**TASK BRIEF:** Transcribe every line exactly. Leave the pictures behind.
>> begin PROVIDED RECORDS
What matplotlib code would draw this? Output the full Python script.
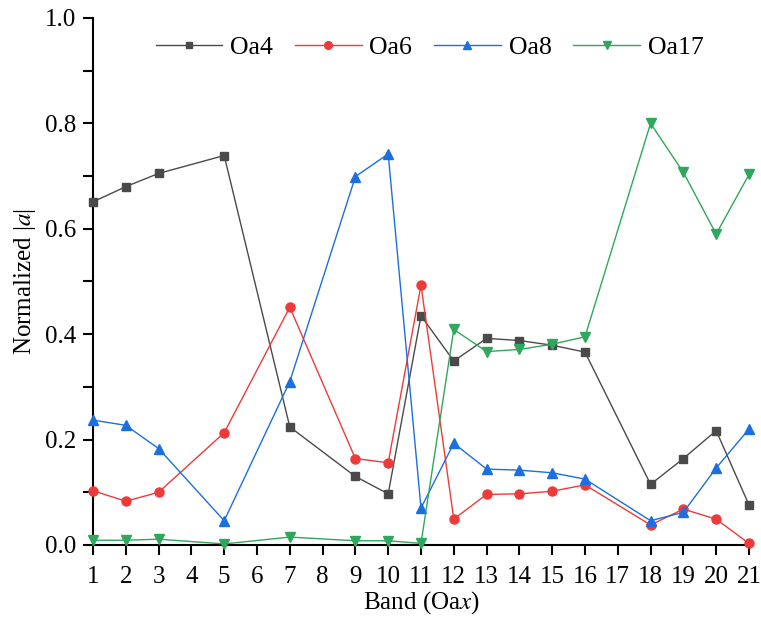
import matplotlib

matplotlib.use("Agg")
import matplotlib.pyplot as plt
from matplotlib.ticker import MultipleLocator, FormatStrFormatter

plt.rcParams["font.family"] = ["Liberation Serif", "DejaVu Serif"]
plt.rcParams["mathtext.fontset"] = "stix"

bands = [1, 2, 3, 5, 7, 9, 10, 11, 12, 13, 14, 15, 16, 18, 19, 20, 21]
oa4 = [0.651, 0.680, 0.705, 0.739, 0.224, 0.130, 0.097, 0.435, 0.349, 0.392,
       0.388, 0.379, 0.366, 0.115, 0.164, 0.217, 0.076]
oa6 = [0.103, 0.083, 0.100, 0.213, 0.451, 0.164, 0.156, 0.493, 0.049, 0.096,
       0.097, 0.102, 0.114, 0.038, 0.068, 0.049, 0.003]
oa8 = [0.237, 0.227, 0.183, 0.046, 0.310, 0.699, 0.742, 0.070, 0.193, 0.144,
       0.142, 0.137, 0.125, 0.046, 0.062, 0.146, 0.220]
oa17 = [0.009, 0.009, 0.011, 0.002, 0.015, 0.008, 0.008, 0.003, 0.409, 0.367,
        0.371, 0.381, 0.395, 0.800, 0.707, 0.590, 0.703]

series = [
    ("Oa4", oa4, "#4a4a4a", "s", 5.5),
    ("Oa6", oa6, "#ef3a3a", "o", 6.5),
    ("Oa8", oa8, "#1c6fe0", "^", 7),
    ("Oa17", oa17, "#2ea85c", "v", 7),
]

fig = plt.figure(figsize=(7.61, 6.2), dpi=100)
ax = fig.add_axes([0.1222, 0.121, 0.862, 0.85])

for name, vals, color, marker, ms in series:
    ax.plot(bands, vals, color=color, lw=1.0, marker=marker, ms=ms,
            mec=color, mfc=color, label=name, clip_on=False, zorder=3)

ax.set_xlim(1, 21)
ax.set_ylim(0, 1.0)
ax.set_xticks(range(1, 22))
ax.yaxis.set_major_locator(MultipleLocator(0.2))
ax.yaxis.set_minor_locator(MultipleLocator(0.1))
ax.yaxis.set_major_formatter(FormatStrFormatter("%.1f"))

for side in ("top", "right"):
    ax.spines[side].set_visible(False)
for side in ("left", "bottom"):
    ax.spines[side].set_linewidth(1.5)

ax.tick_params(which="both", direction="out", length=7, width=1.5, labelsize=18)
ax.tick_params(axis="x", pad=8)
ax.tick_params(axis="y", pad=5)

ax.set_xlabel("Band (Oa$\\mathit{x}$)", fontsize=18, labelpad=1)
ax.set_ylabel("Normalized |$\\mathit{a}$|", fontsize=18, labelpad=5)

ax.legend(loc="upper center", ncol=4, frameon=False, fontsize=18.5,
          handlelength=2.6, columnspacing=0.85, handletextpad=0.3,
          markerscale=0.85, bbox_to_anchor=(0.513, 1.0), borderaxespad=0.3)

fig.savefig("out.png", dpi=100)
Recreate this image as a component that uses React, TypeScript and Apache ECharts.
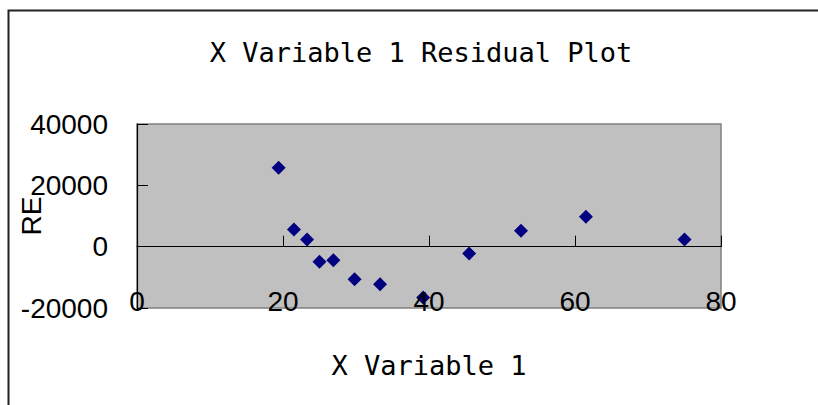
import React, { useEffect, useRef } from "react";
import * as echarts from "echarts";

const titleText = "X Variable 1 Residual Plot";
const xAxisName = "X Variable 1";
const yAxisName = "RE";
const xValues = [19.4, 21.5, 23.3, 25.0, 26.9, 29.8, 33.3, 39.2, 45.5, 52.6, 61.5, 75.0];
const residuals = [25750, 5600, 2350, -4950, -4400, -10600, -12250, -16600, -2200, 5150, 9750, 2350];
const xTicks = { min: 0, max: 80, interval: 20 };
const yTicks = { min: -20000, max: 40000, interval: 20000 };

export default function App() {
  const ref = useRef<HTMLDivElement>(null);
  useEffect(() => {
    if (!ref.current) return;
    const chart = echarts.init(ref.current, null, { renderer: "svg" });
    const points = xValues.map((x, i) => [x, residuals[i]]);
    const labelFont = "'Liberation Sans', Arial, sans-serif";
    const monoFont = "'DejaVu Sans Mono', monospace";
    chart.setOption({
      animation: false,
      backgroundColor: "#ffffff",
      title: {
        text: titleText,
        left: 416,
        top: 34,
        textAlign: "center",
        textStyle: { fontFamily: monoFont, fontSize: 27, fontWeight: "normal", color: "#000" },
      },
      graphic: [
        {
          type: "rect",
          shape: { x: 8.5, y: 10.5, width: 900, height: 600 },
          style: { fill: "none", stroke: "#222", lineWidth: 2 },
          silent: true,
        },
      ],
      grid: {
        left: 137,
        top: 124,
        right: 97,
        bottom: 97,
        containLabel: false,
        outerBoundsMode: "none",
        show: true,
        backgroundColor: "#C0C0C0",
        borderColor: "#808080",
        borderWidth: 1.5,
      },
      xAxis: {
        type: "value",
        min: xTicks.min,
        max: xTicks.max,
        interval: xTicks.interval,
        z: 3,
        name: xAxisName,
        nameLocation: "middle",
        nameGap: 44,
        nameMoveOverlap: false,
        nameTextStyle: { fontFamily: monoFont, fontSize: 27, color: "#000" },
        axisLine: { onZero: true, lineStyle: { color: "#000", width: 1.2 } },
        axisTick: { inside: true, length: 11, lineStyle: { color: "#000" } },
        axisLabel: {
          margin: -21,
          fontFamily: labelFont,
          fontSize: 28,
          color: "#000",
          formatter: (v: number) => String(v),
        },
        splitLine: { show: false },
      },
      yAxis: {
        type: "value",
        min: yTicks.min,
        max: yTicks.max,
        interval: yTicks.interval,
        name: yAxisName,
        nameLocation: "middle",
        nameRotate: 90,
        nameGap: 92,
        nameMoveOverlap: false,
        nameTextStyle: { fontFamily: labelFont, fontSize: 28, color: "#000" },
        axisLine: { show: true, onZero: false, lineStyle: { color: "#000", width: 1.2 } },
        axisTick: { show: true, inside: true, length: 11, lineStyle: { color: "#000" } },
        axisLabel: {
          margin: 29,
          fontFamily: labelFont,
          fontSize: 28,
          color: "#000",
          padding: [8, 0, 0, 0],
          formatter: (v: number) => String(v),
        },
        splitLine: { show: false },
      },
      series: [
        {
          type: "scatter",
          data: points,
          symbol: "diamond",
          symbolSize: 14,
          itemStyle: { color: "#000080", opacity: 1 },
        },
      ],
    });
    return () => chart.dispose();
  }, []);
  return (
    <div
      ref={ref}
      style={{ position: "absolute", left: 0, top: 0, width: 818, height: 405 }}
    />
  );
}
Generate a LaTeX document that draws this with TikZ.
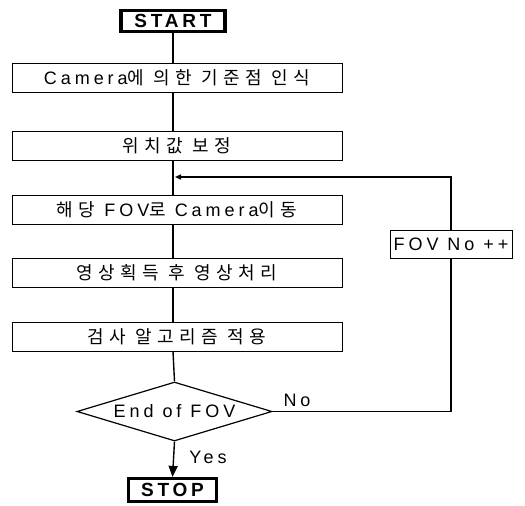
>> end PROVIDED RECORDS
**EXPECTED OUTPUT:**
What matplotlib code would draw this? Output the full Python script.
import matplotlib

matplotlib.use("Agg")
import matplotlib.pyplot as plt
from matplotlib.ticker import MultipleLocator, FormatStrFormatter

plt.rcParams["font.family"] = ["Liberation Serif", "DejaVu Serif"]
plt.rcParams["mathtext.fontset"] = "stix"

bands = [1, 2, 3, 5, 7, 9, 10, 11, 12, 13, 14, 15, 16, 18, 19, 20, 21]
oa4 = [0.651, 0.680, 0.705, 0.739, 0.224, 0.130, 0.097, 0.435, 0.349, 0.392,
       0.388, 0.379, 0.366, 0.115, 0.164, 0.217, 0.076]
oa6 = [0.103, 0.083, 0.100, 0.213, 0.451, 0.164, 0.156, 0.493, 0.049, 0.096,
       0.097, 0.102, 0.114, 0.038, 0.068, 0.049, 0.003]
oa8 = [0.237, 0.227, 0.183, 0.046, 0.310, 0.699, 0.742, 0.070, 0.193, 0.144,
       0.142, 0.137, 0.125, 0.046, 0.062, 0.146, 0.220]
oa17 = [0.009, 0.009, 0.011, 0.002, 0.015, 0.008, 0.008, 0.003, 0.409, 0.367,
        0.371, 0.381, 0.395, 0.800, 0.707, 0.590, 0.703]

series = [
    ("Oa4", oa4, "#4a4a4a", "s", 5.5),
    ("Oa6", oa6, "#ef3a3a", "o", 6.5),
    ("Oa8", oa8, "#1c6fe0", "^", 7),
    ("Oa17", oa17, "#2ea85c", "v", 7),
]

fig = plt.figure(figsize=(7.61, 6.2), dpi=100)
ax = fig.add_axes([0.1222, 0.121, 0.862, 0.85])

for name, vals, color, marker, ms in series:
    ax.plot(bands, vals, color=color, lw=1.0, marker=marker, ms=ms,
            mec=color, mfc=color, label=name, clip_on=False, zorder=3)

ax.set_xlim(1, 21)
ax.set_ylim(0, 1.0)
ax.set_xticks(range(1, 22))
ax.yaxis.set_major_locator(MultipleLocator(0.2))
ax.yaxis.set_minor_locator(MultipleLocator(0.1))
ax.yaxis.set_major_formatter(FormatStrFormatter("%.1f"))

for side in ("top", "right"):
    ax.spines[side].set_visible(False)
for side in ("left", "bottom"):
    ax.spines[side].set_linewidth(1.5)

ax.tick_params(which="both", direction="out", length=7, width=1.5, labelsize=18)
ax.tick_params(axis="x", pad=8)
ax.tick_params(axis="y", pad=5)

ax.set_xlabel("Band (Oa$\\mathit{x}$)", fontsize=18, labelpad=1)
ax.set_ylabel("Normalized |$\\mathit{a}$|", fontsize=18, labelpad=5)

ax.legend(loc="upper center", ncol=4, frameon=False, fontsize=18.5,
          handlelength=2.6, columnspacing=0.85, handletextpad=0.3,
          markerscale=0.85, bbox_to_anchor=(0.513, 1.0), borderaxespad=0.3)

fig.savefig("out.png", dpi=100)
Recreate this image as a component that uses React, TypeScript and Apache ECharts.
import React, { useEffect, useRef } from "react";
import * as echarts from "echarts";

const titleText = "X Variable 1 Residual Plot";
const xAxisName = "X Variable 1";
const yAxisName = "RE";
const xValues = [19.4, 21.5, 23.3, 25.0, 26.9, 29.8, 33.3, 39.2, 45.5, 52.6, 61.5, 75.0];
const residuals = [25750, 5600, 2350, -4950, -4400, -10600, -12250, -16600, -2200, 5150, 9750, 2350];
const xTicks = { min: 0, max: 80, interval: 20 };
const yTicks = { min: -20000, max: 40000, interval: 20000 };

export default function App() {
  const ref = useRef<HTMLDivElement>(null);
  useEffect(() => {
    if (!ref.current) return;
    const chart = echarts.init(ref.current, null, { renderer: "svg" });
    const points = xValues.map((x, i) => [x, residuals[i]]);
    const labelFont = "'Liberation Sans', Arial, sans-serif";
    const monoFont = "'DejaVu Sans Mono', monospace";
    chart.setOption({
      animation: false,
      backgroundColor: "#ffffff",
      title: {
        text: titleText,
        left: 416,
        top: 34,
        textAlign: "center",
        textStyle: { fontFamily: monoFont, fontSize: 27, fontWeight: "normal", color: "#000" },
      },
      graphic: [
        {
          type: "rect",
          shape: { x: 8.5, y: 10.5, width: 900, height: 600 },
          style: { fill: "none", stroke: "#222", lineWidth: 2 },
          silent: true,
        },
      ],
      grid: {
        left: 137,
        top: 124,
        right: 97,
        bottom: 97,
        containLabel: false,
        outerBoundsMode: "none",
        show: true,
        backgroundColor: "#C0C0C0",
        borderColor: "#808080",
        borderWidth: 1.5,
      },
      xAxis: {
        type: "value",
        min: xTicks.min,
        max: xTicks.max,
        interval: xTicks.interval,
        z: 3,
        name: xAxisName,
        nameLocation: "middle",
        nameGap: 44,
        nameMoveOverlap: false,
        nameTextStyle: { fontFamily: monoFont, fontSize: 27, color: "#000" },
        axisLine: { onZero: true, lineStyle: { color: "#000", width: 1.2 } },
        axisTick: { inside: true, length: 11, lineStyle: { color: "#000" } },
        axisLabel: {
          margin: -21,
          fontFamily: labelFont,
          fontSize: 28,
          color: "#000",
          formatter: (v: number) => String(v),
        },
        splitLine: { show: false },
      },
      yAxis: {
        type: "value",
        min: yTicks.min,
        max: yTicks.max,
        interval: yTicks.interval,
        name: yAxisName,
        nameLocation: "middle",
        nameRotate: 90,
        nameGap: 92,
        nameMoveOverlap: false,
        nameTextStyle: { fontFamily: labelFont, fontSize: 28, color: "#000" },
        axisLine: { show: true, onZero: false, lineStyle: { color: "#000", width: 1.2 } },
        axisTick: { show: true, inside: true, length: 11, lineStyle: { color: "#000" } },
        axisLabel: {
          margin: 29,
          fontFamily: labelFont,
          fontSize: 28,
          color: "#000",
          padding: [8, 0, 0, 0],
          formatter: (v: number) => String(v),
        },
        splitLine: { show: false },
      },
      series: [
        {
          type: "scatter",
          data: points,
          symbol: "diamond",
          symbolSize: 14,
          itemStyle: { color: "#000080", opacity: 1 },
        },
      ],
    });
    return () => chart.dispose();
  }, []);
  return (
    <div
      ref={ref}
      style={{ position: "absolute", left: 0, top: 0, width: 818, height: 405 }}
    />
  );
}
Generate a LaTeX document that draws this with TikZ.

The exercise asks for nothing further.